Eklig und süß

Eklig ist …

… wenn man in der Badewanne liegt, einen Kirsch-Joghurt löffelt und der ganze Kram baden geht. Der Joghurt soll ja gut sein für die Haut, aber die ganzen zermatschten Kirschen im Badewasser? Eklig!

… wenn man das Unigelände berollt, hinter einer Glastür plötzlich ein völlig besoffener Typ steht und einen auf den Mund küssen will. Küssen soll ja gut sein für die Seele, aber fremde Menschen mit schwarzen Zähnen? Eklig!

… wenn man bei einer Mitbewohnerin der WG im Zimmer steht und ihre Katze plötzlich eine fette Spinne knackend zerbeißt und runterschluckt. Spinnen sollen ja nützliche Tiere sein, aber wenn sie im Mund platzen?
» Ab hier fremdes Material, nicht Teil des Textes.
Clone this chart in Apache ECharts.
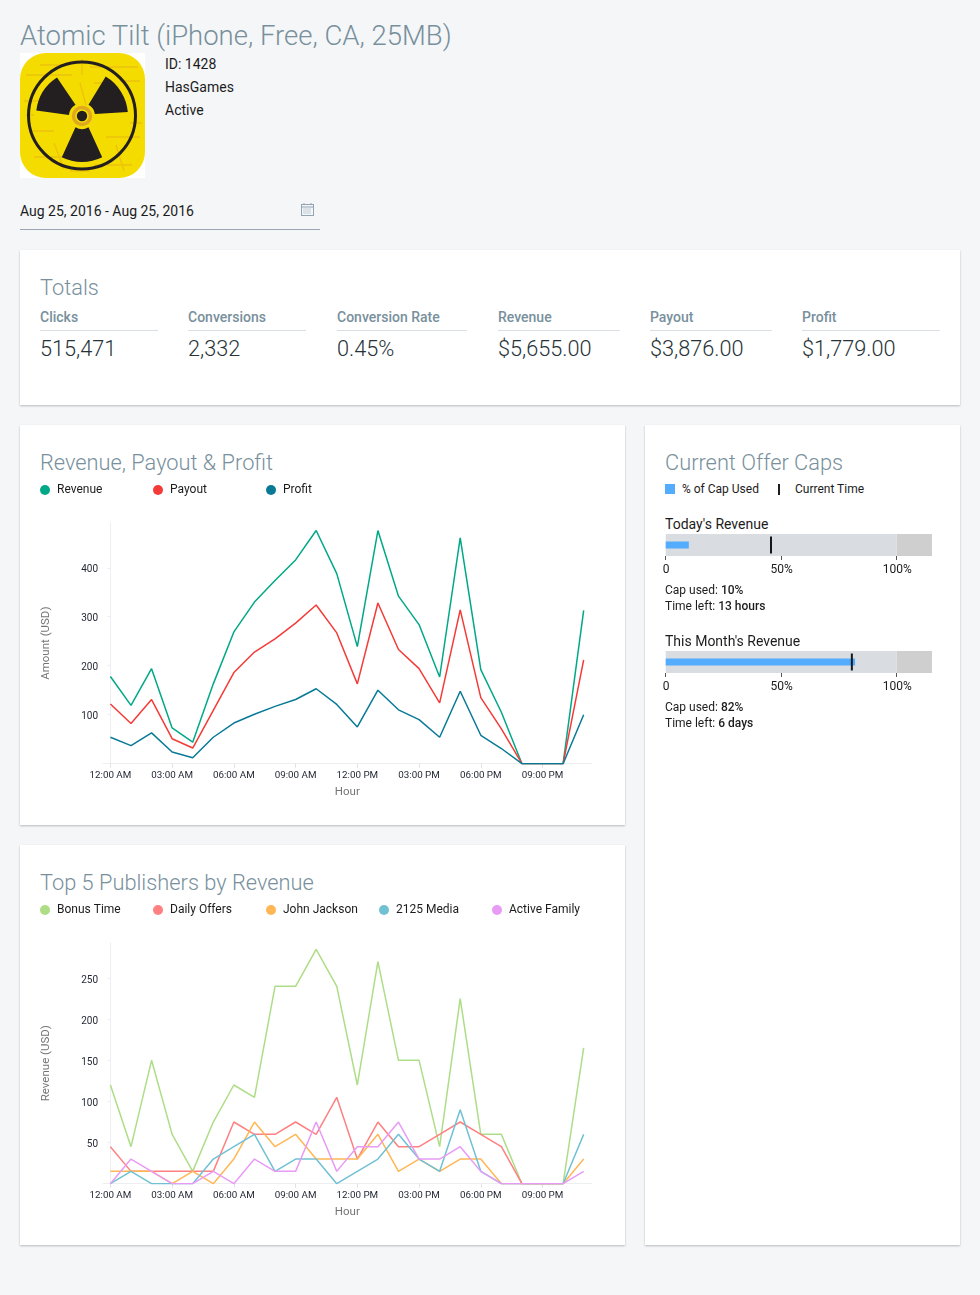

Eklig!

… wenn man in der U-Bahn steht, ein betrunkener Mensch zusteigt, einen tiefen Zug aus seiner Bierpulle nimmt und anschließend den Inhalt seines Mundes über die sitzenden Leute prustet. Bier soll ja gut sein für die Haare, aber bereits getrunkenes? Soooo eklig!

… wenn man im Restaurant sitzt, eine superleckere Pizza isst, und gegenüber ein junges Mädchen beim Warten auf ihre Pommes sich Popel als Vorspeise gönnt. Popel essen soll ja nicht ungesund sein, aber im Restaurant? Eklig!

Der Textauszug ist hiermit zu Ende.